Piper Sandler analysts believe that the recent weak economic data and market reactions are unlikely to have a significant impact on the upcoming election unless the economic situation worsens significantly.
In a note to clients on Wednesday, the firm argued that “any kind of policy response ahead of the election would require a climate of crisis.”
The note stresses that while a recession, particularly a downturn, could profoundly shape the debate over fiscal policy next year, current economic conditions do not yet justify immediate bipartisan action.
Piper Sandler says: “Even though there is broad consensus that the economy is likely headed for recession, it is hard to imagine Congress passing a bipartisan policy response before the election.”

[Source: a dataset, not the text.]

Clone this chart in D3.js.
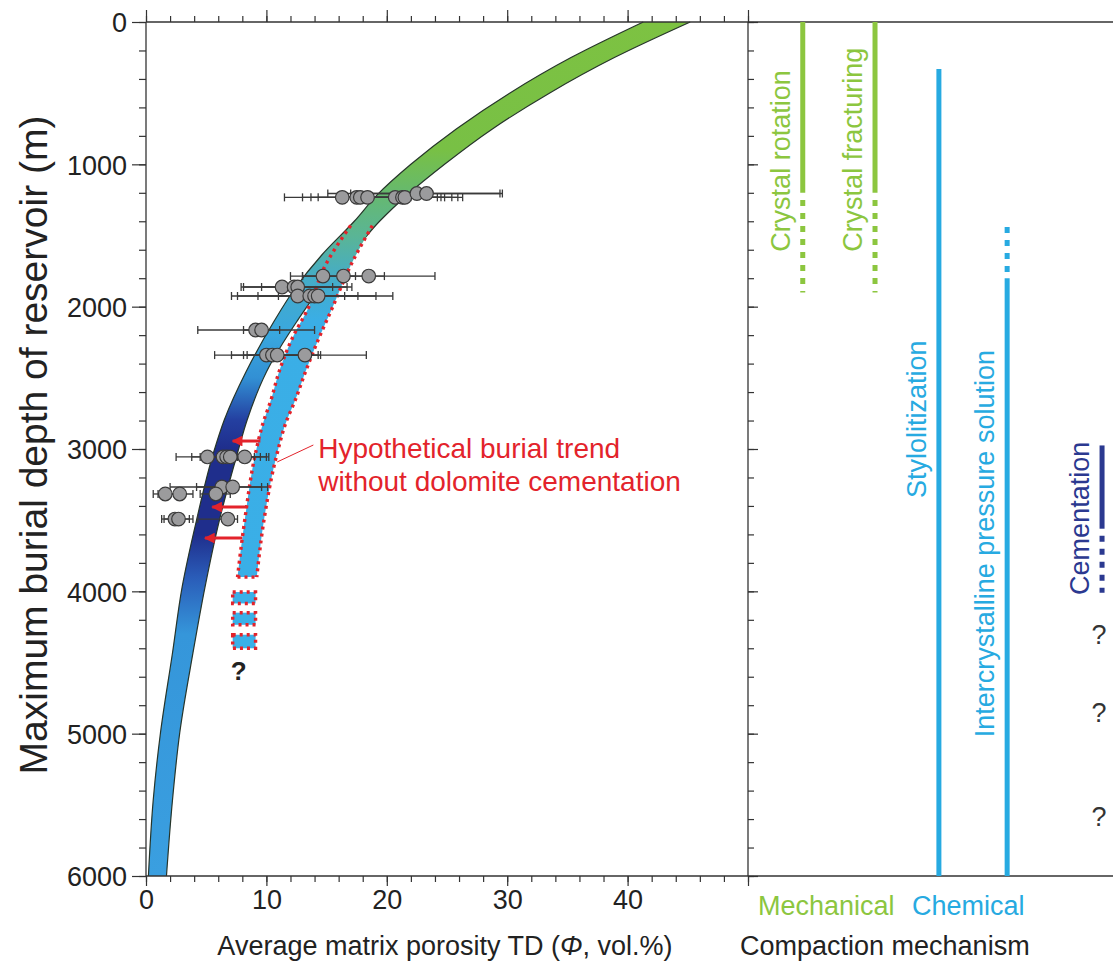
<!DOCTYPE html>
<html>
<head>
<meta charset="utf-8">
<script src="https://cdn.jsdelivr.net/npm/d3@7"></script>
<style>
body { margin: 0; background: #fff; }
svg { font-family: "Liberation Sans", Arial, Helvetica, sans-serif; }
</style>
</head>
<body>
<svg id="chart" width="1113" height="968"></svg>
<script>
// porosity-depth envelope (depth in m, porosity in vol.%)
const bandDepth = [0, 250, 500, 750, 1000, 1215, 1400, 1637, 1869, 2108, 2459, 2796, 3028, 3499, 3970, 4433, 4995, 5466, 6000];
const bandLow   = [41.3, 35.3, 30.2, 25.8, 22.0, 19.2, 17.3, 14.6, 12.4, 10.6, 8.3, 6.5, 5.6, 4.2, 3.0, 2.2, 1.2, 0.6, 0.2];
const bandHigh  = [45.2, 38.9, 33.5, 28.8, 24.8, 21.7, 19.4, 17.0, 14.5, 12.5, 10.0, 8.4, 7.6, 6.1, 4.9, 3.9, 2.8, 2.2, 1.7];

// hypothetical trend without dolomite cementation
const hypDepth = [1430, 1693, 2023, 2213, 2445, 2677, 2796, 3028, 3499, 3900];
const hypLow   = [17.0, 15.0, 13.4, 12.2, 11.1, 10.3, 9.8, 9.1, 8.2, 7.6];
const hypHigh  = [18.8, 17.1, 15.4, 14.4, 13.3, 12.3, 11.7, 10.9, 9.8, 9.2];
const hypBoxTop    = [4005, 4150, 4305];
const hypBoxBottom = [4085, 4235, 4400];
const hypBoxPhi    = [7.2, 9.1];

// arrows from hypothetical to observed trend
const arrowDepth = [2944, 3408, 3626];
const arrowFrom  = [9.5, 8.4, 8.0];
const arrowTo    = [7.2, 5.5, 4.9];

// measured samples
const ptDepth = [1232, 1232, 1232, 1232, 1232, 1232, 1232, 1205, 1205,
                 1785, 1785, 1785, 1862, 1862, 1862, 1925, 1925, 1925, 1925,
                 2164, 2164, 2340, 2340, 2340, 2340,
                 3056, 3056, 3056, 3056, 3056, 3267, 3267, 3316, 3316, 3316, 3492, 3492, 3492];
const ptPhi   = [16.3, 17.5, 17.8, 18.4, 20.7, 21.3, 21.5, 22.5, 23.3,
                 14.7, 16.4, 18.5, 11.3, 12.3, 12.6, 12.6, 13.6, 14.0, 14.3,
                 9.1, 9.6, 10.0, 10.5, 10.9, 13.2,
                 5.1, 6.4, 6.7, 7.0, 8.2, 6.3, 7.2, 1.6, 2.8, 5.8, 2.4, 2.7, 6.8];
const ptMin   = [11.5, 13.0, 13.7, 14.3, 16.0, 16.5, 17.6, 15.1, 17.0,
                 12.0, 13.0, 13.0, 7.9, 8.1, 9.6, 7.1, 7.6, 9.3, 11.0,
                 4.3, 8.1, 5.7, 7.1, 8.1, 8.4,
                 2.5, 3.8, 4.5, 5.0, 6.0, 2.0, 4.2, 0.6, 1.0, 4.5, 1.3, 1.5, 4.3];
const ptMax   = [22.0, 24.2, 24.8, 25.4, 25.9, 26.3, 24.5, 29.4, 29.6,
                 17.4, 19.8, 24.0, 16.7, 17.1, 15.5, 17.6, 19.1, 20.5, 16.5,
                 11.1, 14.0, 14.3, 14.5, 13.6, 18.3,
                 7.6, 9.0, 9.5, 10.2, 10.0, 10.1, 9.6, 3.0, 3.9, 7.0, 3.9, 3.6, 7.6];

// compaction mechanisms (right panel)
const mechNames    = ['Crystal rotation', 'Crystal fracturing', 'Stylolitization', 'Intercrystalline pressure solution', 'Cementation'];
const mechColor    = ['#8cc63f', '#8cc63f', '#27aae1', '#27aae1', '#2b3990'];
const mechSlot     = [1.5, 3.48, 5.23, 7.1, 9.7];
const mechSolid    = [[0, 1200], [0, 1200], [330, 6000], [1800, 6000], [2975, 3560]];
const mechDotted   = [[1250, 1900], [1250, 1900], null, [1440, 1790], [3610, 4010]];
const mechLabelAt  = [1615, 1615, 3345, 5025, 4025];
const unknownDepth = [4300, 4850, 5580];

const xTicks = [0, 10, 20, 30, 40, 50];
const yTicks = [0, 1000, 2000, 3000, 4000, 5000, 6000];

const FONT = '"Liberation Sans", Arial, Helvetica, sans-serif';
const svg = d3.select('#chart');

const x = d3.scaleLinear().domain([0, 50]).range([146, 748]);
const y = d3.scaleLinear().domain([0, 6000]).range([22, 876]);
const xr = d3.scaleLinear().domain([0, 10]).range([748, 1113]);

// gradients
const defs = svg.append('defs');
function gradient(id, stops) {
	let g = defs.append('linearGradient').attr('id', id)
		.attr('gradientUnits', 'userSpaceOnUse')
		.attr('x1', 0).attr('x2', 0)
		.attr('y1', y(0)).attr('y2', y(6000));
	stops.forEach((s) => {
		g.append('stop').attr('offset', s[0] / 6000).attr('stop-color', s[1]);
	});
}
gradient('bandGrad', [[0, '#7dc242'], [900, '#78c045'], [1200, '#66b96e'], [1500, '#5ab595'], [1800, '#45acc8'],
	[2200, '#39a7df'], [2500, '#3290d4'], [2800, '#243fa0'], [3000, '#1f2e8c'], [3600, '#1f2e8c'],
	[3900, '#2a5cb8'], [4300, '#3596da'], [6000, '#3a9fe0']]);
gradient('hypGrad', [[0, '#7dc242'], [1200, '#66b96e'], [1500, '#5ab595'], [1800, '#45acc8'], [2100, '#3aaee6'], [6000, '#3ab0e8']]);

defs.append('marker').attr('id', 'arrow')
	.attr('viewBox', '0 0 10 10').attr('refX', 9).attr('refY', 5)
	.attr('markerWidth', 3.8).attr('markerHeight', 3.6).attr('orient', 'auto')
	.attr('markerUnits', 'strokeWidth')
	.append('path').attr('d', 'M0,0L10,5L0,10Z').attr('fill', '#e3232b');

// observed band
const band = bandDepth.map((d, i) => ({depth: d, lo: bandLow[i], hi: bandHigh[i]}));
svg.append('path').datum(band)
	.attr('d', d3.area().y((d) => y(d.depth)).x0((d) => x(d.lo)).x1((d) => x(d.hi)).curve(d3.curveMonotoneY))
	.attr('fill', 'url(#bandGrad)');
['lo', 'hi'].forEach((k) => {
	svg.append('path').datum(band)
		.attr('d', d3.line().y((d) => y(d.depth)).x((d) => x(d[k])).curve(d3.curveMonotoneY))
		.attr('fill', 'none').attr('stroke', '#26352a').attr('stroke-width', 1.2);
});

// hypothetical band
const hyp = hypDepth.map((d, i) => ({depth: d, lo: hypLow[i], hi: hypHigh[i]}));
svg.append('path').datum(hyp)
	.attr('d', d3.area().y((d) => y(d.depth)).x0((d) => x(d.lo)).x1((d) => x(d.hi)).curve(d3.curveMonotoneY))
	.attr('fill', 'url(#hypGrad)');
const redDot = (sel) => sel.attr('fill', 'none').attr('stroke', '#e3232b')
	.attr('stroke-width', 3.4).attr('stroke-dasharray', '3,4');
['lo', 'hi'].forEach((k) => {
	svg.append('path').datum(hyp)
		.attr('d', d3.line().y((d) => y(d.depth)).x((d) => x(d[k])).curve(d3.curveMonotoneY))
		.call(redDot);
});
const last = hyp[hyp.length - 1];
svg.append('line')
	.attr('x1', x(last.lo)).attr('x2', x(last.hi))
	.attr('y1', y(last.depth)).attr('y2', y(last.depth))
	.call(redDot);
hypBoxTop.forEach((t, i) => {
	svg.append('rect')
		.attr('x', x(hypBoxPhi[0])).attr('width', x(hypBoxPhi[1]) - x(hypBoxPhi[0]))
		.attr('y', y(t)).attr('height', y(hypBoxBottom[i]) - y(t))
		.call(redDot).attr('fill', '#3ab0e8');
});

// arrows
arrowDepth.forEach((d, i) => {
	svg.append('line')
		.attr('x1', x(arrowFrom[i])).attr('x2', x(arrowTo[i]))
		.attr('y1', y(d)).attr('y2', y(d))
		.attr('stroke', '#e3232b').attr('stroke-width', 3)
		.attr('marker-end', 'url(#arrow)');
});

// samples
const pts = ptDepth.map((d, i) => ({depth: d, phi: ptPhi[i], min: ptMin[i], max: ptMax[i]}));
const gBars = svg.append('g').attr('stroke', '#3a3a3a').attr('stroke-width', 1.3);
pts.forEach((p) => {
	gBars.append('line').attr('x1', x(p.min)).attr('x2', x(p.max)).attr('y1', y(p.depth)).attr('y2', y(p.depth));
	[p.min, p.max].forEach((v) => {
		gBars.append('line').attr('x1', x(v)).attr('x2', x(v)).attr('y1', y(p.depth) - 4).attr('y2', y(p.depth) + 4);
	});
});
svg.append('g').selectAll('circle').data(pts).enter().append('circle')
	.attr('cx', (d) => x(d.phi)).attr('cy', (d) => y(d.depth)).attr('r', 6.8)
	.attr('fill', '#9b9b9d').attr('stroke', '#3a3a3a').attr('stroke-width', 1.2);

// annotation
svg.append('line')
	.attr('x1', x(13.9)).attr('y1', y(2972)).attr('x2', x(10.9)).attr('y2', y(3091))
	.attr('stroke', '#e3232b').attr('stroke-width', 1);
const anno = svg.append('text').attr('fill', '#e3232b').attr('font-size', 28);
anno.append('tspan').attr('x', x(14.3)).attr('y', y(3065)).text('Hypothetical burial trend');
anno.append('tspan').attr('x', x(14.3)).attr('y', y(3295)).text('without dolomite cementation');
svg.append('text').attr('x', x(7.7)).attr('y', y(4620)).attr('text-anchor', 'middle')
	.attr('font-size', 26).attr('font-weight', 'bold').attr('fill', '#222').text('?');

// axes
function axis(gen, tx, ty, values, size, labels) {
	let g = svg.append('g').attr('transform', 'translate(' + tx + ',' + ty + ')')
		.call(gen.tickValues(values).tickSize(size).tickPadding(labels ? 5 : 0)
			.tickFormat(labels || (() => '')));
	g.select('.domain').remove();
	g.attr('font-family', FONT).attr('font-size', 27);
	g.selectAll('line').attr('stroke', '#333').attr('stroke-width', 1.2);
	g.selectAll('text').attr('fill', '#222');
	return g;
}
const xMinor = d3.range(0, 50.1, 2);
const yMinor = d3.range(0, 6001, 200);
axis(d3.axisBottom(x), 0, y(6000), xTicks, 10, (d) => d < 50 ? d : '').selectAll('text').attr('dy', '0.68em');
axis(d3.axisBottom(x), 0, y(6000), xMinor, 6);
axis(d3.axisTop(x), 0, y(0), xTicks, 12);
axis(d3.axisTop(x), 0, y(0), xMinor, 6);
axis(d3.axisLeft(y), x(0), 0, yTicks, 14, (d) => d).selectAll('text').attr('dy', '0.36em');
axis(d3.axisLeft(y), x(0), 0, yMinor, 7);
axis(d3.axisRight(y), x(50), 0, yTicks, 10);
axis(d3.axisRight(y), x(50), 0, yMinor, 6);

// frame
const frame = svg.append('g').attr('stroke', '#333').attr('stroke-width', 1.3);
frame.append('line').attr('x1', x(0)).attr('x2', 1113).attr('y1', y(0)).attr('y2', y(0));
frame.append('line').attr('x1', x(0)).attr('x2', 1113).attr('y1', y(6000)).attr('y2', y(6000));
frame.append('line').attr('x1', x(0)).attr('x2', x(0)).attr('y1', y(0)).attr('y2', y(6000));
frame.append('line').attr('x1', x(50)).attr('x2', x(50)).attr('y1', y(0)).attr('y2', y(6000));

// compaction mechanisms
mechNames.forEach((name, i) => {
	let cx = xr(mechSlot[i]);
	svg.append('line').attr('x1', cx).attr('x2', cx)
		.attr('y1', y(mechSolid[i][0])).attr('y2', y(mechSolid[i][1]))
		.attr('stroke', mechColor[i]).attr('stroke-width', 5);
	if (mechDotted[i]) {
		svg.append('line').attr('x1', cx).attr('x2', cx)
			.attr('y1', y(mechDotted[i][0])).attr('y2', y(mechDotted[i][1]))
			.attr('stroke', mechColor[i]).attr('stroke-width', 5).attr('stroke-dasharray', '6,7');
	}
	svg.append('text')
		.attr('transform', 'translate(' + (cx - 13) + ',' + y(mechLabelAt[i]) + ') rotate(-90)')
		.attr('font-size', 27).attr('fill', mechColor[i]).text(name);
});
unknownDepth.forEach((d) => {
	svg.append('text').attr('x', xr(mechSlot[4]) - 3).attr('y', y(d) + 10)
		.attr('text-anchor', 'middle').attr('font-size', 27).attr('fill', '#333').text('?');
});

// titles
svg.append('text').attr('transform', 'translate(47,445) rotate(-90)')
	.attr('text-anchor', 'middle').attr('font-size', 39).attr('fill', '#222')
	.text('Maximum burial depth of reservoir (m)');
const xt = svg.append('text').attr('x', 445).attr('y', 955).attr('text-anchor', 'middle')
	.attr('font-size', 27).attr('fill', '#222');
xt.append('tspan').text('Average matrix porosity TD (');
xt.append('tspan').attr('font-style', 'italic').text('Φ');
xt.append('tspan').text(', vol.%)');
svg.append('text').attr('x', 758).attr('y', 915).attr('font-size', 27).attr('fill', '#8cc63f').text('Mechanical');
svg.append('text').attr('x', 912).attr('y', 915).attr('font-size', 27).attr('fill', '#27aae1').text('Chemical');
svg.append('text').attr('x', 740).attr('y', 955).attr('font-size', 27).attr('fill', '#222').text('Compaction mechanism');
</script>
</body>
</html>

They point out that both Donald Trump and congressional Republicans are unlikely to support pre-election checks, and that it will take more than a simple stock market correction to provoke a congressional response.
President Biden has actively pursued unilateral actions, though many have faced legal challenges. Piper Sandler analysts are skeptical of the available measures he can implement without congressional support.
They predict that “if the economy were to enter a recession in the next six months, this could have a significant impact on next year’s agenda.”
A key factor in next year’s fiscal package is the scheduled expiration of Trump’s tax cuts. However, Piper Sandler says a recession could introduce new variables that affect the fiscal policy landscape.
The firm’s note recalls the extension of the Bush tax cuts during President Obama’s term in response to the Great Financial Crisis, suggesting that a recession might similarly increase the likelihood of a more stimulative economic policy response.
Piper Sandler concludes that while Trump has proposed several new tax cuts, they would be more likely to be enacted if the economy enters a recession.